◆ **Dataset excerpt**:
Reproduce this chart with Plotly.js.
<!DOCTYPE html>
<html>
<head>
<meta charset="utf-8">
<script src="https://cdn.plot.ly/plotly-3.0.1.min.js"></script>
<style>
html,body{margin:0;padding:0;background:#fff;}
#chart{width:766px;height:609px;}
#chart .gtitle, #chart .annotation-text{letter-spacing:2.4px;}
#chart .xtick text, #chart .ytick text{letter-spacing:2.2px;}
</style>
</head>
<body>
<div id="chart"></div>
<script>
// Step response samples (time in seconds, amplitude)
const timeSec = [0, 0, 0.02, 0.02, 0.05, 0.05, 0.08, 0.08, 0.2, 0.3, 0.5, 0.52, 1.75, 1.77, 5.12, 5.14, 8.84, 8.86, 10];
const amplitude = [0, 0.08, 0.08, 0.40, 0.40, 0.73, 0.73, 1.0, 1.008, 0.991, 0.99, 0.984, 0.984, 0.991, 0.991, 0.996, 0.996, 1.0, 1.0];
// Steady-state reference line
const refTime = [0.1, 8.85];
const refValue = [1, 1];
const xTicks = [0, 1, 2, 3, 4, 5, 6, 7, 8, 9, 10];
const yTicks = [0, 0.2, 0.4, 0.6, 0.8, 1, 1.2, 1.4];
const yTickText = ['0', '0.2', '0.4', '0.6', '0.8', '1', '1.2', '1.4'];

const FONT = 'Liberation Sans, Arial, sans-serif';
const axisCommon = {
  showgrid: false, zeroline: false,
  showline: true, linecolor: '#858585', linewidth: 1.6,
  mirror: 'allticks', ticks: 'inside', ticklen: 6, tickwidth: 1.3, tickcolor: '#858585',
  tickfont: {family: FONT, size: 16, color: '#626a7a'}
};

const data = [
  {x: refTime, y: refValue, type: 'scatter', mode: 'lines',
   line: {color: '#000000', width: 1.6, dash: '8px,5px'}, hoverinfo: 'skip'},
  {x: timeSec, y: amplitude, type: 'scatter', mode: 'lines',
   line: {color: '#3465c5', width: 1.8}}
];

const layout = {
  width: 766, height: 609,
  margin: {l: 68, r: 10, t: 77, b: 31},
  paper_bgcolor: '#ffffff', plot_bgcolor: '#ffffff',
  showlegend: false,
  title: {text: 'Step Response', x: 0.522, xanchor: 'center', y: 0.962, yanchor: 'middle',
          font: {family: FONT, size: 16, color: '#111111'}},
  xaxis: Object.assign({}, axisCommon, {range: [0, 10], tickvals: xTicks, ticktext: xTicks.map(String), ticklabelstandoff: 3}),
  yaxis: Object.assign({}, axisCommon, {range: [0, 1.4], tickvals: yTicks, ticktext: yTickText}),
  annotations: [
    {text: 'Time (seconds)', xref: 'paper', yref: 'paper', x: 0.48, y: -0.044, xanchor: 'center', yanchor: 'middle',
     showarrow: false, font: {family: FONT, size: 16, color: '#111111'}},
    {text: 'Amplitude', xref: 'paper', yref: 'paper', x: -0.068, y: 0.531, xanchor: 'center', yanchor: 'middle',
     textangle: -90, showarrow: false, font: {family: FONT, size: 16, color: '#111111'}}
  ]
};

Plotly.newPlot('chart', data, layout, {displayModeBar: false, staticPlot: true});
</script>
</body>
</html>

◆ **Task details**:
Keep only the lines that hold the string "chart", and copy them out.

◆ **Correct result**:
Reproduce this chart with Plotly.js.
#chart{width:766px;height:609px;}
#chart .gtitle, #chart .annotation-text{letter-spacing:2.4px;}
#chart .xtick text, #chart .ytick text{letter-spacing:2.2px;}
<div id="chart"></div>
Plotly.newPlot('chart', data, layout, {displayModeBar: false, staticPlot: true});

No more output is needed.